**PROBLEM TO WORK ON**
Working from the top of the listing below, retype each line through the line containing "plt.rcParams['font.family'] = ['Liberation", both included, with no pictures.
--- BEGIN DATA RECORDS ---
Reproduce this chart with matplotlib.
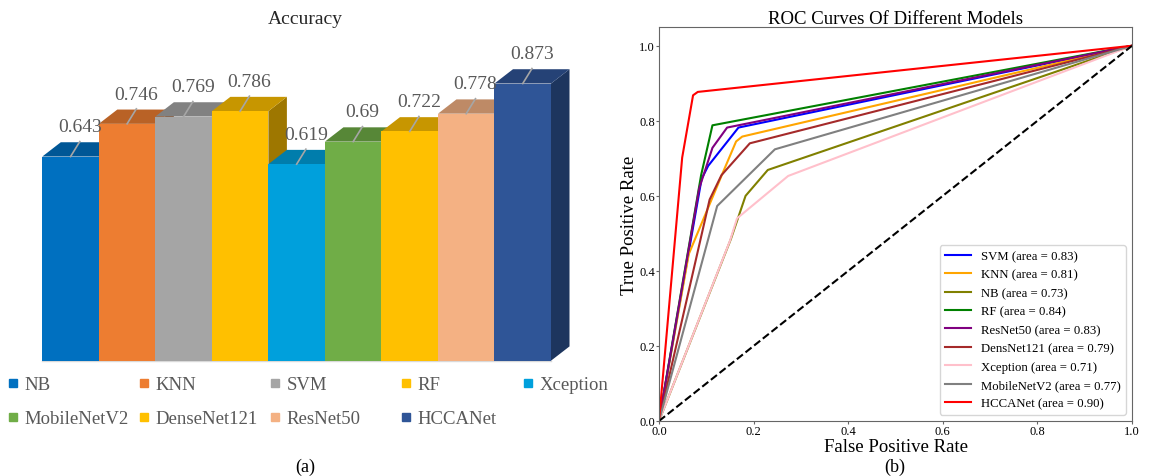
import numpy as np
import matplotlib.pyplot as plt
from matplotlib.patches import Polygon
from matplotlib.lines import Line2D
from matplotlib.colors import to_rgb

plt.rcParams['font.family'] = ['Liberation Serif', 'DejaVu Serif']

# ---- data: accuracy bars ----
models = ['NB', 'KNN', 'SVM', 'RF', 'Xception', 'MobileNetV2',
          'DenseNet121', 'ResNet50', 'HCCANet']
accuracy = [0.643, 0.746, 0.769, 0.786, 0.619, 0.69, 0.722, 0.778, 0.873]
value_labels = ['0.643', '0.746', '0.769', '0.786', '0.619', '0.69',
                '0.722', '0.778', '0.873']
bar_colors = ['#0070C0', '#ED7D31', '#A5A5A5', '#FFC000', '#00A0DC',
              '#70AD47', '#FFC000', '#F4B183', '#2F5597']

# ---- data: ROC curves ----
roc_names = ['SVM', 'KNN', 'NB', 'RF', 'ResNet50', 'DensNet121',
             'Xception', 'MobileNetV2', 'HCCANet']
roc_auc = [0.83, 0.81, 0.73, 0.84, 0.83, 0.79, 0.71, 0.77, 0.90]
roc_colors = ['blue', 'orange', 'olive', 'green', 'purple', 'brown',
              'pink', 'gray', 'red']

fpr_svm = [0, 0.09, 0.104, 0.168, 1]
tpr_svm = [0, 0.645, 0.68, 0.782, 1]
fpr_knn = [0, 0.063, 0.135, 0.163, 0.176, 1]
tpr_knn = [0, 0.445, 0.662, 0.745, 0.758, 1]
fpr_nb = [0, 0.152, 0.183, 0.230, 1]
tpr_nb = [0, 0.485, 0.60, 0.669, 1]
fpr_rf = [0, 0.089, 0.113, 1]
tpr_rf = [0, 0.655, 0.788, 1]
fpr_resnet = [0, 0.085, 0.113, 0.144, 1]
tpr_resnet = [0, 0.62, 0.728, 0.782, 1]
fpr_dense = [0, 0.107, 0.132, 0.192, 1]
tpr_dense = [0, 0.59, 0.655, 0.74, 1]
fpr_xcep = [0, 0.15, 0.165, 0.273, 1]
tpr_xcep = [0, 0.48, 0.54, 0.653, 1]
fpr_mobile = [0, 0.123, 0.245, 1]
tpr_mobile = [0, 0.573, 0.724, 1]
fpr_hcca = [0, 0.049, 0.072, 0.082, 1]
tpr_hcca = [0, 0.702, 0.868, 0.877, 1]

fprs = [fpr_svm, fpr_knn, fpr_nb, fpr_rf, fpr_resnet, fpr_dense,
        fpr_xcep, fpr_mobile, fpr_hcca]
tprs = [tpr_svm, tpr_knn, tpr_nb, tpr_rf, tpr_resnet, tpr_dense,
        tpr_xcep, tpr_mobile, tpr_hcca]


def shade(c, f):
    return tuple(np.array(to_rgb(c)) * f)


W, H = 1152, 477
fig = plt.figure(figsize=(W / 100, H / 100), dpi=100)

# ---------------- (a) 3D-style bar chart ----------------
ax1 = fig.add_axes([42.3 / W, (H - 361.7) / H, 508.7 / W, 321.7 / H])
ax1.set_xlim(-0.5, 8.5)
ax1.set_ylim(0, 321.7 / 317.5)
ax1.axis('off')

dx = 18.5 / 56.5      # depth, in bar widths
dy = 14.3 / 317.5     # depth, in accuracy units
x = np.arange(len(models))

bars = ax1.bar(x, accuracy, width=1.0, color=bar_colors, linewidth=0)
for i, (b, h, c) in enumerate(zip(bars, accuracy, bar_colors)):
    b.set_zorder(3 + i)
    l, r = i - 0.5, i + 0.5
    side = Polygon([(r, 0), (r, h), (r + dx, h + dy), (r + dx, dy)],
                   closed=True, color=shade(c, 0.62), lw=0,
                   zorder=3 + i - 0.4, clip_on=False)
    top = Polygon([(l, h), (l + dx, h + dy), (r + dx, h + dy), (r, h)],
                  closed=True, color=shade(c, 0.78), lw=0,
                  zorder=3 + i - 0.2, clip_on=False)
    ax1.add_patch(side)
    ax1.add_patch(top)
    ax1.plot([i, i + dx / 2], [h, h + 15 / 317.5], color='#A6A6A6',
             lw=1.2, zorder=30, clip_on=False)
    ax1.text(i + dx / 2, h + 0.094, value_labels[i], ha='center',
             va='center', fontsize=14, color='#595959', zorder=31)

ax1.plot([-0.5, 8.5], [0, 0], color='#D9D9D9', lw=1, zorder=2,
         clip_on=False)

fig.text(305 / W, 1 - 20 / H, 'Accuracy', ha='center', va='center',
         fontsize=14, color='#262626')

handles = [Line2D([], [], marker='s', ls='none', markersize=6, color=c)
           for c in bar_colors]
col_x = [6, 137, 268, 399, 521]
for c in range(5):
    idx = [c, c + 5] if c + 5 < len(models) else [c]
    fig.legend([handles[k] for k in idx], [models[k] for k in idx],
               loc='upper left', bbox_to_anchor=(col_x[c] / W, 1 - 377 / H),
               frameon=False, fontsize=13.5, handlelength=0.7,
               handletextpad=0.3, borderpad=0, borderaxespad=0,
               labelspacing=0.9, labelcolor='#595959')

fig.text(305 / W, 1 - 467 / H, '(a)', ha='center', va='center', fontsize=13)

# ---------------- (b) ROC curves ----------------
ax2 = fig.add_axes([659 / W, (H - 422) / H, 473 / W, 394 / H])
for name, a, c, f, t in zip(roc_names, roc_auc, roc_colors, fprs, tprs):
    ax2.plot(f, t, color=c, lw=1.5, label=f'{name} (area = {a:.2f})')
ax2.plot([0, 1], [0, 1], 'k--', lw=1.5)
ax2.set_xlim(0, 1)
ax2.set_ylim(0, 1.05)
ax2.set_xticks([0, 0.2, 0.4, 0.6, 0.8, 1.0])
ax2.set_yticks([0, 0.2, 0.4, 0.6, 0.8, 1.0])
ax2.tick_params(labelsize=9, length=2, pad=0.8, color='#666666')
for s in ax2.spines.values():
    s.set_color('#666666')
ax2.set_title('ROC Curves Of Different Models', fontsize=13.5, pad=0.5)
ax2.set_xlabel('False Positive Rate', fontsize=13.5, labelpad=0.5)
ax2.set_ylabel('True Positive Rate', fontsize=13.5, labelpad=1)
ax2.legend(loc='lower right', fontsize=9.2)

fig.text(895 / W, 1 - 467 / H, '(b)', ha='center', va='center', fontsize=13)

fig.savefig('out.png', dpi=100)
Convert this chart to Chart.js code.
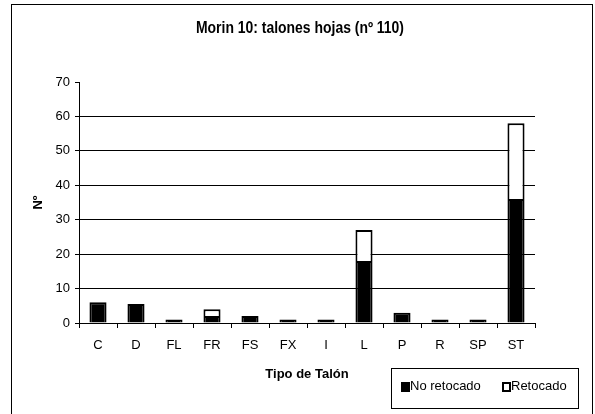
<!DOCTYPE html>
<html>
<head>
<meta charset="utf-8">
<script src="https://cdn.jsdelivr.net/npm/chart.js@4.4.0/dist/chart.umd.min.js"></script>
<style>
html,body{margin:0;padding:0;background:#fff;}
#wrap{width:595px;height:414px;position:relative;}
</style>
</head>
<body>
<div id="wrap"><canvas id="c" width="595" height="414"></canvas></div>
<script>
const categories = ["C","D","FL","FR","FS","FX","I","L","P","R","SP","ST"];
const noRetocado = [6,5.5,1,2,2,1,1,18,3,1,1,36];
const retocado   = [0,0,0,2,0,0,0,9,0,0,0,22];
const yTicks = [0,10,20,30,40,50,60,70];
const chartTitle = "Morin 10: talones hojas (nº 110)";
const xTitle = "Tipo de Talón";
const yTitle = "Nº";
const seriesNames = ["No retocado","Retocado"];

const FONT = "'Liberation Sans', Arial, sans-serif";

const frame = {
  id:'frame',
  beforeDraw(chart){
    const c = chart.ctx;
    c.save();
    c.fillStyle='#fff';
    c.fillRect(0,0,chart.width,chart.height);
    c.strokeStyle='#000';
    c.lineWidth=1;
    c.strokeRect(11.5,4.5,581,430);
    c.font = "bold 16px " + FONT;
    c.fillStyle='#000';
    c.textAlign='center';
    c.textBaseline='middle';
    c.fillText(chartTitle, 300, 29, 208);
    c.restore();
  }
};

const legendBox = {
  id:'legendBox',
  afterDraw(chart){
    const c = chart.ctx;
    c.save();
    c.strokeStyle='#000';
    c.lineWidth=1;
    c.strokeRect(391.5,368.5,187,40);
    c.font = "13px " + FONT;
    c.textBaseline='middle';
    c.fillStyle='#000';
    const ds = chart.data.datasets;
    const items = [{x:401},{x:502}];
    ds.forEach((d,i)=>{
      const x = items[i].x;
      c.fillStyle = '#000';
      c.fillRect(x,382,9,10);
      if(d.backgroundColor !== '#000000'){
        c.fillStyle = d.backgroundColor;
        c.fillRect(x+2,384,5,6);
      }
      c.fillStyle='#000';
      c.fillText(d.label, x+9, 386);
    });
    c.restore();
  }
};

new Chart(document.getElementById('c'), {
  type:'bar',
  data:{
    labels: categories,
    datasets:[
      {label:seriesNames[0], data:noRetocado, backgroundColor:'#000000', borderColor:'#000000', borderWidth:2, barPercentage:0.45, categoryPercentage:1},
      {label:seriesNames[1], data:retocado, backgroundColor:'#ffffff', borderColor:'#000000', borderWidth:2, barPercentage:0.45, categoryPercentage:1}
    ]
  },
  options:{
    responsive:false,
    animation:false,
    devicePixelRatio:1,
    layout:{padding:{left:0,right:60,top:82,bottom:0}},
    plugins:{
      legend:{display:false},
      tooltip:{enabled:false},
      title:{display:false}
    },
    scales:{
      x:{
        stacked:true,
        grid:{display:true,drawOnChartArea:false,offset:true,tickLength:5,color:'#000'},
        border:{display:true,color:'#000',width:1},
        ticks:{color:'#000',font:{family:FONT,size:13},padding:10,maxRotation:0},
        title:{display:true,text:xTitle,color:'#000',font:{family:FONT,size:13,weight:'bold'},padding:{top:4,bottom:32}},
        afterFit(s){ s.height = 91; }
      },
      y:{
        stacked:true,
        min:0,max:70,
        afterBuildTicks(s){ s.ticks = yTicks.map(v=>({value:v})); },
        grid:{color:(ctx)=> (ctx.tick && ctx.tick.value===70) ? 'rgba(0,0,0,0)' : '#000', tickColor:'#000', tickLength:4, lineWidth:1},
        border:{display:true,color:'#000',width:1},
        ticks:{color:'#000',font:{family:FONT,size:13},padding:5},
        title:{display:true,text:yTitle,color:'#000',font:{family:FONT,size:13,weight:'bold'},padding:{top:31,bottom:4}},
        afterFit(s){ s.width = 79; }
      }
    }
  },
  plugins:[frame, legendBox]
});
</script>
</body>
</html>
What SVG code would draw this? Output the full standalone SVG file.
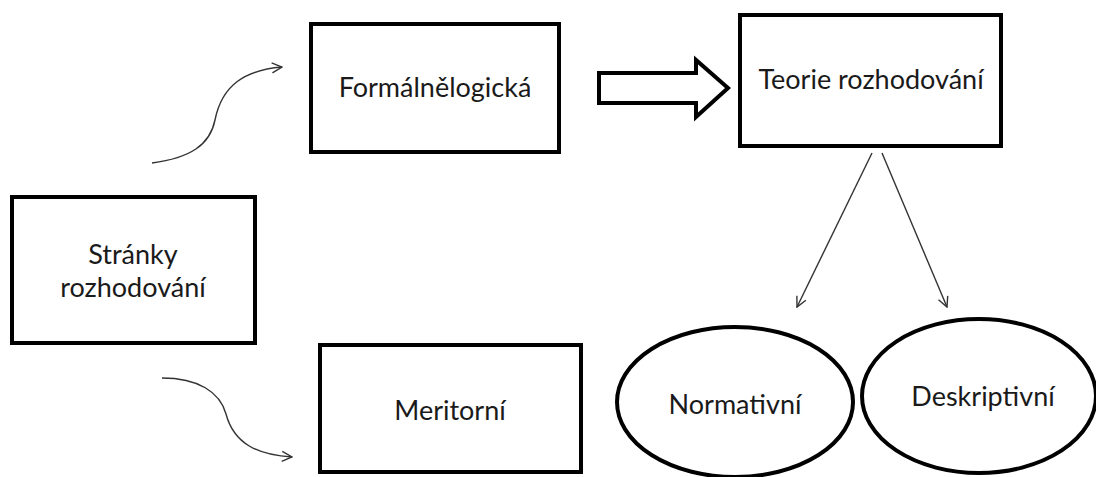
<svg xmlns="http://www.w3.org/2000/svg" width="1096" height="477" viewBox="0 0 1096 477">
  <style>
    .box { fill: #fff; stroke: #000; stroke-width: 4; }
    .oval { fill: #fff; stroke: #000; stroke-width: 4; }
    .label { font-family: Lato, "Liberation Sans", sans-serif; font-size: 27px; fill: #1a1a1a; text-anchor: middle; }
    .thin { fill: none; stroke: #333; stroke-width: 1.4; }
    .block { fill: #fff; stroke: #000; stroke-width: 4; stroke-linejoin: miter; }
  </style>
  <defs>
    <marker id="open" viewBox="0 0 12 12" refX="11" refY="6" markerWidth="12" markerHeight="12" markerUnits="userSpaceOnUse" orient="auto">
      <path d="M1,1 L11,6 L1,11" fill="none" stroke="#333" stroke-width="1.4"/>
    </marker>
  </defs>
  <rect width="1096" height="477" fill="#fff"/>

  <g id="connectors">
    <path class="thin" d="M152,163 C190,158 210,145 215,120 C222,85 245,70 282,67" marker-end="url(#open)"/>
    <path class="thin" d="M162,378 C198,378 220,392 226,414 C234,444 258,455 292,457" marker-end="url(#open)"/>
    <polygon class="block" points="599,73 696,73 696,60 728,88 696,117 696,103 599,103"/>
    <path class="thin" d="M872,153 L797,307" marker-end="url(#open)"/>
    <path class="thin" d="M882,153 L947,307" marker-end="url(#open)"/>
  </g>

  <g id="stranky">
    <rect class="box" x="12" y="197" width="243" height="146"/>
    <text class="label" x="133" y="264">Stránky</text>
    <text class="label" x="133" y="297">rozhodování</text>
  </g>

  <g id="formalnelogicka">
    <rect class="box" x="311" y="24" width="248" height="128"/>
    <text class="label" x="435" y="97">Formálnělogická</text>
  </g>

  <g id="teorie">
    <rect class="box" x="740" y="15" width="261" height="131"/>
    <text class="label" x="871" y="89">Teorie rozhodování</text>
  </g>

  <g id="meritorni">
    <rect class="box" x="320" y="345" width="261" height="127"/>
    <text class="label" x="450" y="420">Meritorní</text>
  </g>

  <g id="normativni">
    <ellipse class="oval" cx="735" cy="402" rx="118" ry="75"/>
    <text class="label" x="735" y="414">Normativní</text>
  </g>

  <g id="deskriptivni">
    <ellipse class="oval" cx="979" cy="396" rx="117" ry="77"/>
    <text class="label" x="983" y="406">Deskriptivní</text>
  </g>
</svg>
--- END DATA RECORDS ---
**PROBLEM SOLUTION**
Reproduce this chart with matplotlib.
import numpy as np
import matplotlib.pyplot as plt
from matplotlib.patches import Polygon
from matplotlib.lines import Line2D
from matplotlib.colors import to_rgb

plt.rcParams['font.family'] = ['Liberation Serif', 'DejaVu Serif']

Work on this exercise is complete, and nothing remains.